How to survive going AI-first without killing your culture

AI isn’t the CMO’s latest stress test. 

And not because the software is hard to find – because it’s freaking everywhere, like glitter after a craft project… even in places you really don’t want it to be.

The real test is cultural: AI is moving faster than most marketing orgs are built to handle. It’s exposing the cracks in how we work, what we value, and the stories we tell ourselves about “creativity.”

For many teams, going “AI-first” isn’t a quick memo from the C-suite.

It’s a psychological rewiring. It means rethinking roles, rewriting workflows, and poking at sacred cows that have lived comfortably in marketing departments for decades.

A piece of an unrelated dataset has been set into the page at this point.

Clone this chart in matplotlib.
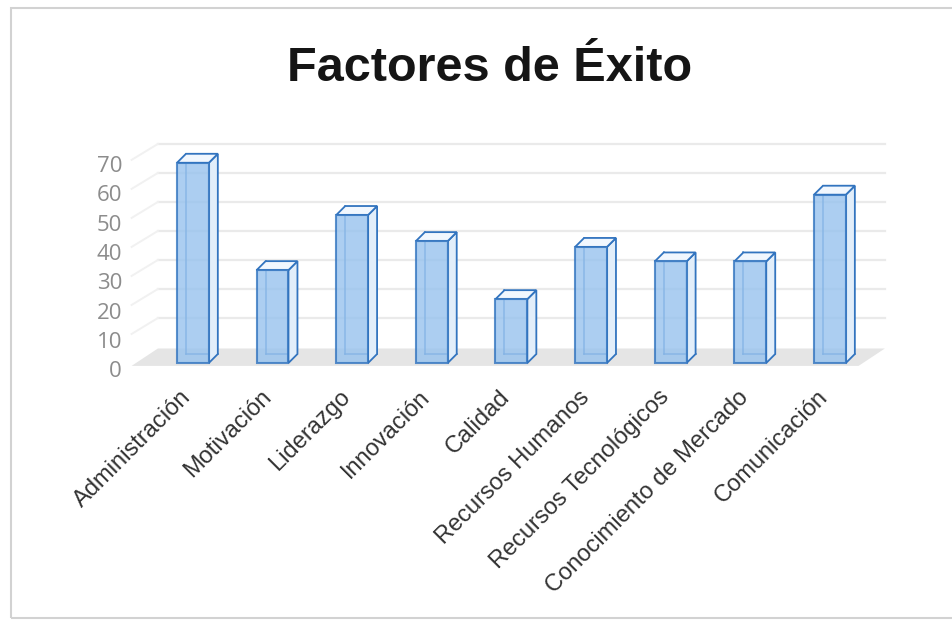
import matplotlib
matplotlib.use('Agg')
import matplotlib.pyplot as plt
from matplotlib.patches import Polygon, Rectangle

# datos
categorias = ['Administración', 'Motivación', 'Liderazgo', 'Innovación', 'Calidad',
              'Recursos Humanos', 'Recursos Tecnológicos', 'Conocimiento de Mercado',
              'Comunicación']
valores = [69, 32, 51, 42, 22, 40, 35, 35, 58]
marcas_y = [0, 10, 20, 30, 40, 50, 60, 70]
titulo = 'Factores de Éxito'

fig = plt.figure(figsize=(9.53, 6.22), dpi=100)
ax = fig.add_axes([130 / 953, (622 - 380) / 622, 770 / 953, 250 / 622])
ax.set_xlim(-0.79, 8.88)
ax.set_ylim(-5.86, 80.3)
ax.axis('off')

# profundidad de las columnas y de las paredes (unidades de datos)
ancho = 0.40
dx, dy = 0.113, 3.1
pared_dx, pared_dy = 0.33, 5.5
x_izq, x_der = -0.44, 8.69

# suelo
ax.add_patch(Polygon([(x_izq - pared_dx, -1.0), (x_izq, pared_dy - 0.5),
                      (x_der, pared_dy - 0.5), (x_der - pared_dx, -1.0)],
                     closed=True, facecolor='#e5e5e5', edgecolor='none', zorder=1))

# lineas de division en la pared del fondo y en la pared lateral
for m in marcas_y[1:]:
    ax.plot([x_izq, x_der], [m + pared_dy, m + pared_dy], color='#eaeaea', lw=1.6, zorder=0)
    ax.plot([x_izq - pared_dx, x_izq], [m, m + pared_dy], color='#f1f1f1', lw=1.4, zorder=0)

borde = '#3274bf'
for i, v in enumerate(valores):
    x0, x1 = i - ancho / 2, i + ancho / 2
    # aristas traseras que se ven a traves de la columna
    ax.plot([x0 + dx, x0 + dx], [dy, v + dy], color=borde, lw=1.2, alpha=0.75, zorder=2)
    ax.plot([x0 + dx, x1 + dx], [dy, dy], color=borde, lw=1.2, alpha=0.75, zorder=2)
    # cara lateral
    ax.add_patch(Polygon([(x1, 0), (x1 + dx, dy), (x1 + dx, v + dy), (x1, v)], closed=True,
                         facecolor='#e2eefa', edgecolor=borde, lw=1.3, zorder=3))
    # cara superior
    ax.add_patch(Polygon([(x0, v), (x1, v), (x1 + dx, v + dy), (x0 + dx, v + dy)], closed=True,
                         facecolor='#f1f7fe', edgecolor=borde, lw=1.3, zorder=3))

ax.bar(range(len(valores)), valores, width=ancho, color='#97c2ee', alpha=0.8,
       edgecolor=borde, lw=1.5, zorder=4)

# etiquetas del eje vertical
for m in marcas_y:
    ax.text(-0.89, m * 1.01 - 3.0, str(m), ha='right', va='center', fontsize=16,
            color='#8c8c8c', family='Open Sans', clip_on=False)

# etiquetas de categorias
for i, c in enumerate(categorias):
    ax.text(i - 0.16, -8.0, c, rotation=45, ha='right', va='top', rotation_mode='anchor',
            fontsize=17, color='#333333', family='Liberation Sans', clip_on=False)

fig.text(489.5 / 953, 1 - 81 / 622, titulo, ha='center', va='baseline', fontsize=35,
         weight='bold', color='#151515', family='Liberation Sans')

# marco del grafico
fig.add_artist(Rectangle((11 / 953, 4 / 622), 1.0, 610 / 622, transform=fig.transFigure,
                         fill=False, edgecolor='#d2d2d2', lw=1.5))

fig.savefig('out.png', dpi=100)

So, here are five fault lines that AI is pressing on, and what they reveal about us.

1. The job-security jitters. 

The first thing AI disrupts isn’t a campaign. It’s the mood.

Before the pilot programs even launch, fear walks into the room and pulls up a chair. Content teams wonder if the blog calendar will be outsourced to a prompt. SEO specialists give a bombastic side-eye to the “AI metadata tool” their boss bookmarked.

And if we’re honest here, they’re not wrong to worry. Some tasks are being automated, like, quickly.

But the bigger test isn’t about automation. It’s about honesty. Leadership’s job isn’t to pretend everything’s fine; it’s to acknowledge the shift and help people imagine their next value. Because people don’t fear AI. They fear irrelevance. And that’s valid.

Takeaway: Talk early, talk often. Spotlight the humans who are experimenting, not hiding. Fear is contagious, but so is curiosity.

2. The culture clash. 

For decades, marketing’s growth model was simple: hire more people, do more work. AI flips the logic: do more work, maybe with fewer people. Suddenly the question isn’t “Who owns this?” but “Should this be done by a human, a team, or an agent?”

This breaks brains. We’re conditioned to crave ownership, process, predictability.

But AI rewards speed, ambiguity, and constant iteration, which feels a lot like chaos if you’re used to quarterly roadmaps. The shift is exposing a quiet truth: the organisations that cling to polish are already getting outrun by those that embrace velocity.

Takeaway: Progress > perfection. Reward testing, not just tidy reports. Survival now belongs to the messy but fast.

3. The role confusion. 

Here’s a scenario: AI can churn out personalised email sequences at scale. Suddenly, the outreach team wonders, “So… what exactly do we do now?” This is what I call the awkward adolescence of AI adoption.

The machine handles the easy lift. The human value is in the nuance: strategic discovery calls, follow-up that requires emotional intelligence, multi-threading across complex accounts. But unless leaders paint that picture, teams are left staring at a very blank job description.

Takeaway: Show the “after-after.” Don’t just say what AI takes away; make clear what humans step into.

4. The quiet resistance. 

Not all resistance looks like open rebellion. The trickiest kind is polite agreement followed by… nothing. Teams nod along in workshops, smile at the new playbook, then quietly keep working like it’s 2022.

This isn’t laziness. It’s cultural drag. It’s the weight of old norms. And it kills momentum faster than a bad dashboard. Leaders who miss it risk mistaking attendance for adoption.

Takeaway: Track belief, not just output. Curiosity, experiments, and weird little side projects are proof the culture is shifting. Polite silence isn’t.

5. The ambiguity overload. 

Every week, there’s a new AI tool. A new demo. A new hot take. There’s no universal playbook, which means teams are often paralysed by choice.

The smartest orgs don’t fight the chaos (because you literally can’t). Instead, they normalise it. They run open office hours for half-baked ideas, keep a shared backlog of prompts, and celebrate experiments that didn’t crash the brand tone into a wall. When “I don’t know yet” becomes acceptable, learning accelerates.

Takeaway: Build safety nets for play. Celebrate wins, even if they’re weird, scrappy, or incomplete.

AI-first isn’t about tech. It’s about belief.

And belief can’t be outsourced to IT or delegated to a task force. It starts with leaders using the tools, sharing experiments, admitting they don’t know everything.

The irony is that the biggest barrier to AI adoption isn’t the machine. It’s us!! Our fears, habits, and old cultural wiring. Which means the real CMO stress test isn’t whether your AI pilot program delivers ROI this quarter. It’s whether your culture can evolve fast enough to keep up.

So come on, baby, get those training wheels off and let's roll!